# [Your goal]
Write again exactly the lines in the listing below, starting at the line with "Recreate this image" and ending at the line with "plt.rcParams['font.family'] = ['Liberation", both included. Pictures are not copied.

# [Records]

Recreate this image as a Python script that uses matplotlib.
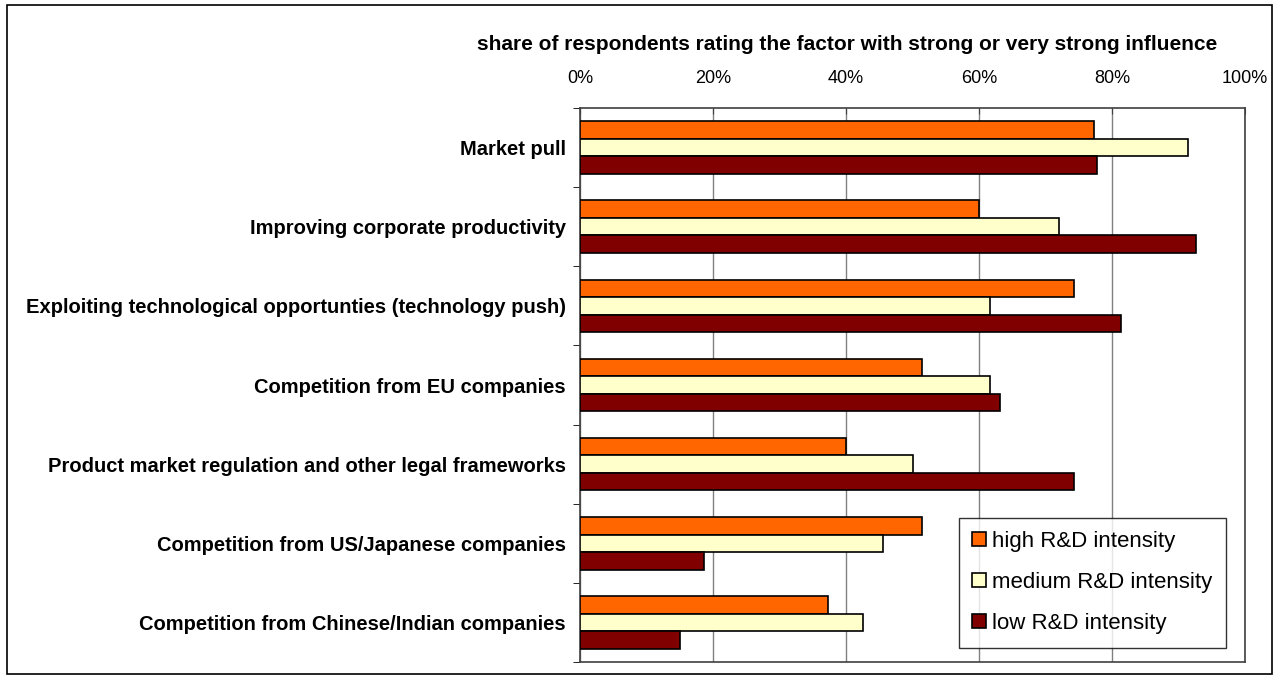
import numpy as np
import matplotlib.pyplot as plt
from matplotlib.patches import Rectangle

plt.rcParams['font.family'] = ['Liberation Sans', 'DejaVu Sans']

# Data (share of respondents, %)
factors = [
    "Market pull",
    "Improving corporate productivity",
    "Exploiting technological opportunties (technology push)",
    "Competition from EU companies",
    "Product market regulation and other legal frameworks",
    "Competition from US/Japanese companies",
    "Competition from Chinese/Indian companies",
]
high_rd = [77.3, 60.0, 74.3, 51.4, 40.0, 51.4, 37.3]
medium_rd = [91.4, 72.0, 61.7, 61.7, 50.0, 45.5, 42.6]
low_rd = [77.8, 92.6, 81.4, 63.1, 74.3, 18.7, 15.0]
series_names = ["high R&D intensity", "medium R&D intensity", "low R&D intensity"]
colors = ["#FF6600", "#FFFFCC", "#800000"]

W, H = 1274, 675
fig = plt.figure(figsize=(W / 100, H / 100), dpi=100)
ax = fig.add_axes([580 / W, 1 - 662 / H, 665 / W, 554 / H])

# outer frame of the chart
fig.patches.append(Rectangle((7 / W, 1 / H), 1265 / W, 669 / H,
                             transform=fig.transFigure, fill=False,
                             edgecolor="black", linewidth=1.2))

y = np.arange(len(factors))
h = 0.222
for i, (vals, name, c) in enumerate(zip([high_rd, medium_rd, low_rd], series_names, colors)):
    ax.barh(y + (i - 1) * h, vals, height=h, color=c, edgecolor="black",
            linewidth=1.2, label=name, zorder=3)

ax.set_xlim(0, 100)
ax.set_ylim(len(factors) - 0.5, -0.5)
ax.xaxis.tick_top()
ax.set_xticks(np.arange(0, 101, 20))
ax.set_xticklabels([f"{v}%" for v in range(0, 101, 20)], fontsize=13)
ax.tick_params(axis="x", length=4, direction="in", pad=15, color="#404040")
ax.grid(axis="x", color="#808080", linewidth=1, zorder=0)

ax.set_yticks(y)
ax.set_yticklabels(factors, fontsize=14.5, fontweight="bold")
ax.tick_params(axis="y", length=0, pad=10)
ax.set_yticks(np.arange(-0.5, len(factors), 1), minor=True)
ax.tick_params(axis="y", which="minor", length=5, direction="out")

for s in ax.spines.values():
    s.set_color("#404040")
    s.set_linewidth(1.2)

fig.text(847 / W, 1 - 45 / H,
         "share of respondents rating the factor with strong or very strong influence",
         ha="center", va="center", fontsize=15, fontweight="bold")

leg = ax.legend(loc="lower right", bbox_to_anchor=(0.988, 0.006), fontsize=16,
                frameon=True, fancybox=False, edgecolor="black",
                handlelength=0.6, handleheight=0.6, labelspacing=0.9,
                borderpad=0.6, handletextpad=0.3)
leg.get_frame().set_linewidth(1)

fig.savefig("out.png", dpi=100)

...

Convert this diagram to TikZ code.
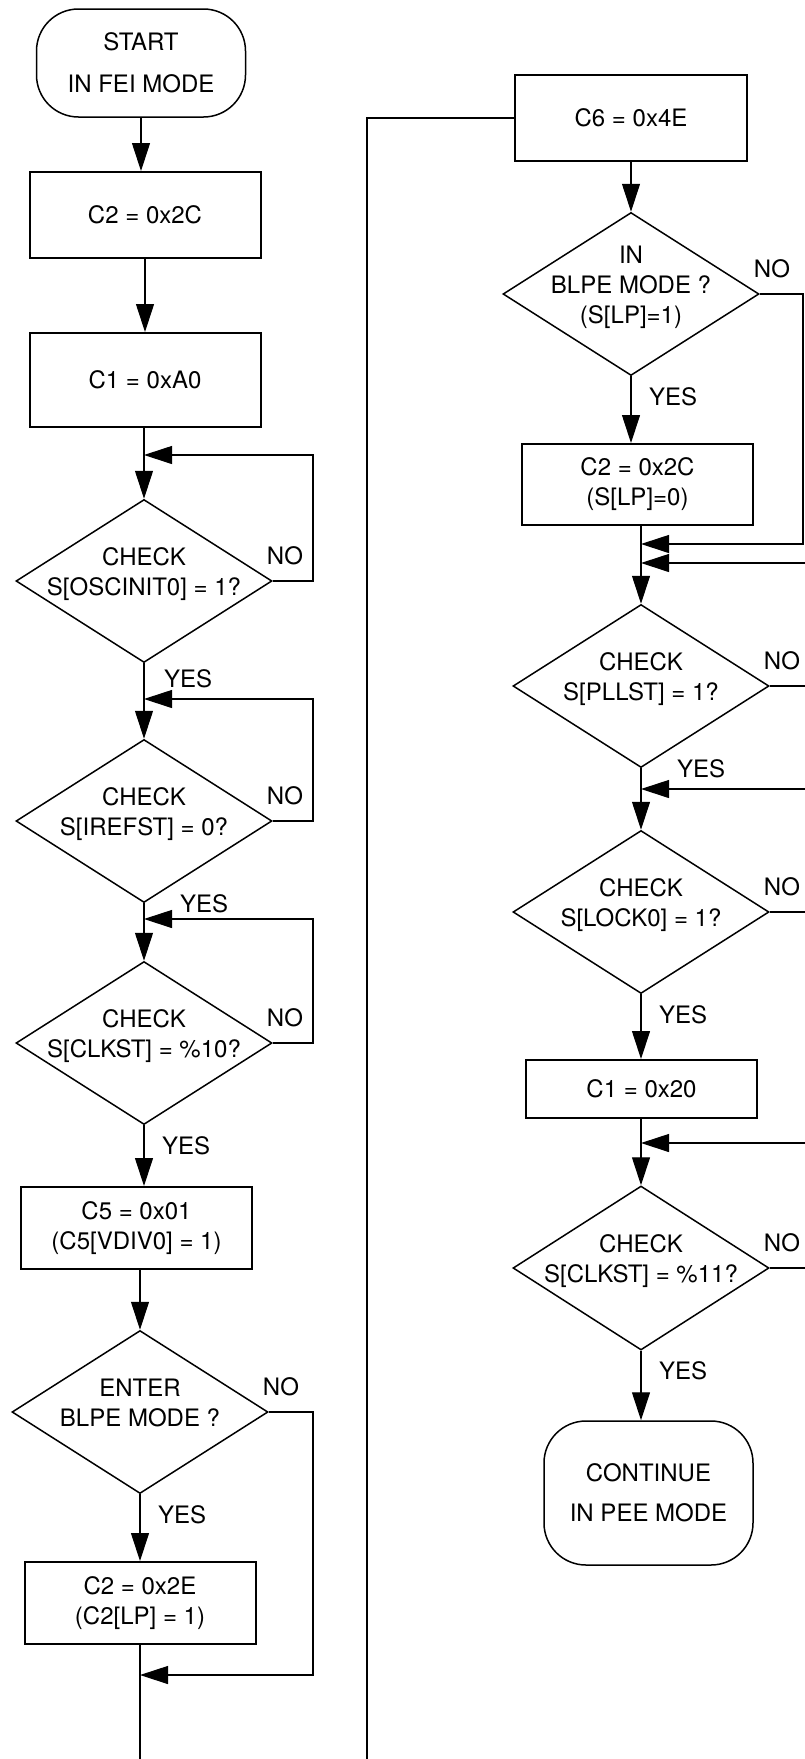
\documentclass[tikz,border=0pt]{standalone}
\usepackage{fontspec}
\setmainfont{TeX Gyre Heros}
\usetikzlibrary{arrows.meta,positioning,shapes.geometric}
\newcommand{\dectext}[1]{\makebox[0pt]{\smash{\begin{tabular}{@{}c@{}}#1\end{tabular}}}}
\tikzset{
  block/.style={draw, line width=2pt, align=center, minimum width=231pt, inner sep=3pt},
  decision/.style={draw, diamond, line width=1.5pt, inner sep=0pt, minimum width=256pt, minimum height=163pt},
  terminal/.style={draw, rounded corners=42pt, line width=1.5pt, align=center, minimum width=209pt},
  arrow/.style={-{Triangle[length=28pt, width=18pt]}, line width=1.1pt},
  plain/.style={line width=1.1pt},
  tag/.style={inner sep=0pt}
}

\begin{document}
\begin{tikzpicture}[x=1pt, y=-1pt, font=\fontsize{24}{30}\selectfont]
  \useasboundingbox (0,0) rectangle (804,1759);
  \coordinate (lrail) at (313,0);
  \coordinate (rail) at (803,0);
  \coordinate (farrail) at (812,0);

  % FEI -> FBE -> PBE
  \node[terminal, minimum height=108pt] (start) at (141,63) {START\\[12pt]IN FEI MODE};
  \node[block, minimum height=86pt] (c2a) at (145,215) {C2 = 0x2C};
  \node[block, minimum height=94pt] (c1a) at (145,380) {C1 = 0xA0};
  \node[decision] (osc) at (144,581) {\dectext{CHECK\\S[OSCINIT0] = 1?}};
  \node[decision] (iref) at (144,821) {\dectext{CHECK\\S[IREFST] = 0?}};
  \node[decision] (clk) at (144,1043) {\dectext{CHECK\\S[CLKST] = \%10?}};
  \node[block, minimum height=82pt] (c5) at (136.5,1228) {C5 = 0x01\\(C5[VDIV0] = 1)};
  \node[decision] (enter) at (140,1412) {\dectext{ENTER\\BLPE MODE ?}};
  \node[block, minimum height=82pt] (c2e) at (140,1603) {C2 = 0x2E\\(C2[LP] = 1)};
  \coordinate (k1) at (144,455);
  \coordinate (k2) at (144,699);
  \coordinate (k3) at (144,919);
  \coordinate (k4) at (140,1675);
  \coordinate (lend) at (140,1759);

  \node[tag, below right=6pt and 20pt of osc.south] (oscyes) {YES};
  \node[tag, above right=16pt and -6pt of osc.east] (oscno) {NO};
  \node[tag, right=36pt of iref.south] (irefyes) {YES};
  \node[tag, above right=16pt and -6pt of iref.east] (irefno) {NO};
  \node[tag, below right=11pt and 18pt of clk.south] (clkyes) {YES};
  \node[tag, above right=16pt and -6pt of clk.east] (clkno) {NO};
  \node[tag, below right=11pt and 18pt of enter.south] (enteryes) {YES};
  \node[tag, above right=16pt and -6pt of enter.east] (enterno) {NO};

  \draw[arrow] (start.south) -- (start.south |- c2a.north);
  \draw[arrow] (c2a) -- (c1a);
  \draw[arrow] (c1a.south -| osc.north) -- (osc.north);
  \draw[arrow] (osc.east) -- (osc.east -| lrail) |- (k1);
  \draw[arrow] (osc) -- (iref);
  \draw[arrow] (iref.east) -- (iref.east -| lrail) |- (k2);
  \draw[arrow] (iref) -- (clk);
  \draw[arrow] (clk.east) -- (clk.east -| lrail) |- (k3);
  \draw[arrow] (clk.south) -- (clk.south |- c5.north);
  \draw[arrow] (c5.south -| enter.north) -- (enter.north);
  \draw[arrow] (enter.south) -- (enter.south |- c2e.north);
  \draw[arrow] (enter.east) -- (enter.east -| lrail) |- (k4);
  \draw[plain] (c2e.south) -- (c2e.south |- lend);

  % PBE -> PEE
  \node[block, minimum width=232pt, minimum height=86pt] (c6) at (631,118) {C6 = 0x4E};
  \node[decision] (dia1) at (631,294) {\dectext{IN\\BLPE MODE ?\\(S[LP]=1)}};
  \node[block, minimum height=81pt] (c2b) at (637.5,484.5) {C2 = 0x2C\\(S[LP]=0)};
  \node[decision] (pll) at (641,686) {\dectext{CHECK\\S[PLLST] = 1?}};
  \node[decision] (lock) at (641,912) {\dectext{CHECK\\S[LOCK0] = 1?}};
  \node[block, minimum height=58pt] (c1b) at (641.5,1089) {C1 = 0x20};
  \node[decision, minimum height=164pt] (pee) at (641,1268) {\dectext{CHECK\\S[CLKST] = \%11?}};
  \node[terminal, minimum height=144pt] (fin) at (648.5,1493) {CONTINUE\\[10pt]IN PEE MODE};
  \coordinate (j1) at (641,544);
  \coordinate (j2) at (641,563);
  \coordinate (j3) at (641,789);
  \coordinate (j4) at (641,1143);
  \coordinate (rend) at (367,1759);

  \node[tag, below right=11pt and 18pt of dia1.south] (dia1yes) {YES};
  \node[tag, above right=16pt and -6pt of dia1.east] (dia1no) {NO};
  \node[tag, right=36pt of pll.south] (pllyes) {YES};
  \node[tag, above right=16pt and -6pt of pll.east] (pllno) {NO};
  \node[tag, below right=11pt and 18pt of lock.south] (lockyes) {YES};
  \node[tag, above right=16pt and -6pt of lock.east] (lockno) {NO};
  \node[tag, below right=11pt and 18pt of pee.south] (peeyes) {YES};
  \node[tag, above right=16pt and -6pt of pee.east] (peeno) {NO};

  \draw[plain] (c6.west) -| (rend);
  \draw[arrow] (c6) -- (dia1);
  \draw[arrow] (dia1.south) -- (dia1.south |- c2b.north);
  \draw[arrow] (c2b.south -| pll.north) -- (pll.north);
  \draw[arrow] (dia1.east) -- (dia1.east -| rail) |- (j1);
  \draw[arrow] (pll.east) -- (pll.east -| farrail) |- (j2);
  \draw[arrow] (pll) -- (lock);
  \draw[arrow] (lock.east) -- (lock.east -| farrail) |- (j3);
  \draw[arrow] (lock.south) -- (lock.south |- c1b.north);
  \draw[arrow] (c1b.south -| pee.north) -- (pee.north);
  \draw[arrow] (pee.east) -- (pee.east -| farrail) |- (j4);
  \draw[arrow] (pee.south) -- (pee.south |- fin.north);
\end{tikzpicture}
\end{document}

==

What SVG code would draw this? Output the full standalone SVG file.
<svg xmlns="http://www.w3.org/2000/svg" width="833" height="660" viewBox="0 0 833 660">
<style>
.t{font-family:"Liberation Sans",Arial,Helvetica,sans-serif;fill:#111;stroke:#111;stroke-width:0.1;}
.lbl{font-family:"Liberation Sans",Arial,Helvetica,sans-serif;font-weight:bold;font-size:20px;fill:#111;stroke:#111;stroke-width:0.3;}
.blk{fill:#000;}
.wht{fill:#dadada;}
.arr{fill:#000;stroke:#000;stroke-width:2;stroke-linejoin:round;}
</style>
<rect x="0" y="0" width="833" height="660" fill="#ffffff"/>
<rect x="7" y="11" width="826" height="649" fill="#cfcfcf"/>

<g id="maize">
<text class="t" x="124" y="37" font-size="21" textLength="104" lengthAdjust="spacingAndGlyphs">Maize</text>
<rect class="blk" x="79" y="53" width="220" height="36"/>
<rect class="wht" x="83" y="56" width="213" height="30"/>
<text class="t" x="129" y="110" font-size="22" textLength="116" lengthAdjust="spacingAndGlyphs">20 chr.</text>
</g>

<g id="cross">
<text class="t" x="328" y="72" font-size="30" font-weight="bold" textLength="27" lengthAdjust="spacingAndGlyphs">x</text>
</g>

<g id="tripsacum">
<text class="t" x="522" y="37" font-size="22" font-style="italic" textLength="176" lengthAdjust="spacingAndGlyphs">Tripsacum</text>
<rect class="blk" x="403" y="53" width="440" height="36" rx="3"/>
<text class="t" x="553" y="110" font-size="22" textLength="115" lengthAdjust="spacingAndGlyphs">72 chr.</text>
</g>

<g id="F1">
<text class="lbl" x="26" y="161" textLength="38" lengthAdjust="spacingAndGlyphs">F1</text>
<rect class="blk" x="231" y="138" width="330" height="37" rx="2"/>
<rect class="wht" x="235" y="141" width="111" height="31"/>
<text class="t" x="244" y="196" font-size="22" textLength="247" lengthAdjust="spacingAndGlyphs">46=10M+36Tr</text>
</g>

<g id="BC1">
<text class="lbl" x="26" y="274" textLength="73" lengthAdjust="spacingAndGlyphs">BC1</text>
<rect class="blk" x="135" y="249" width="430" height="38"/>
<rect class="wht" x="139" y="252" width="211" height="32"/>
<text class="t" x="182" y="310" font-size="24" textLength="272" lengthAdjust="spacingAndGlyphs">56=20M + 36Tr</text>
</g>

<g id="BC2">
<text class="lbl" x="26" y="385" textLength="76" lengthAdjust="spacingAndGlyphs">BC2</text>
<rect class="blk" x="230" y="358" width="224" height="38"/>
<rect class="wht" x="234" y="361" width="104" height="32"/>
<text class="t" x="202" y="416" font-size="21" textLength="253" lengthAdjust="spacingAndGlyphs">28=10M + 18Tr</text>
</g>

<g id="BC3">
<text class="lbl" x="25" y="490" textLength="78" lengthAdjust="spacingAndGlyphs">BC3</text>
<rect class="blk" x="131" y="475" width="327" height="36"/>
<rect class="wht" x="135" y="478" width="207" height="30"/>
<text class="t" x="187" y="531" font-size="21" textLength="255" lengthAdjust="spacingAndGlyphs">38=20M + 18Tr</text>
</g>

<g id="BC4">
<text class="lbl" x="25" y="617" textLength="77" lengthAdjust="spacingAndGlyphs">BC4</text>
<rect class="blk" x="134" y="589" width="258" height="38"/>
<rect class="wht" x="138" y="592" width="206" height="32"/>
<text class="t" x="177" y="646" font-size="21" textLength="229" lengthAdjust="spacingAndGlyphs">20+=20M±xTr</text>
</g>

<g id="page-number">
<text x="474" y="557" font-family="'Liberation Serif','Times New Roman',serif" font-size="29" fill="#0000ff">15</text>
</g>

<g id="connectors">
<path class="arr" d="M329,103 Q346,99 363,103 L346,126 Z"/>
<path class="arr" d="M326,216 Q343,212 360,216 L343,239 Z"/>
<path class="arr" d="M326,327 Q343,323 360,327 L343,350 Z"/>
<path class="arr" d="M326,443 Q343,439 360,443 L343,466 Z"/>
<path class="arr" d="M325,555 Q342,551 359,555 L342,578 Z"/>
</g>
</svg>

# [Answer below]
Recreate this image as a Python script that uses matplotlib.
import numpy as np
import matplotlib.pyplot as plt
from matplotlib.patches import Rectangle

plt.rcParams['font.family'] = ['Liberation Sans', 'DejaVu Sans']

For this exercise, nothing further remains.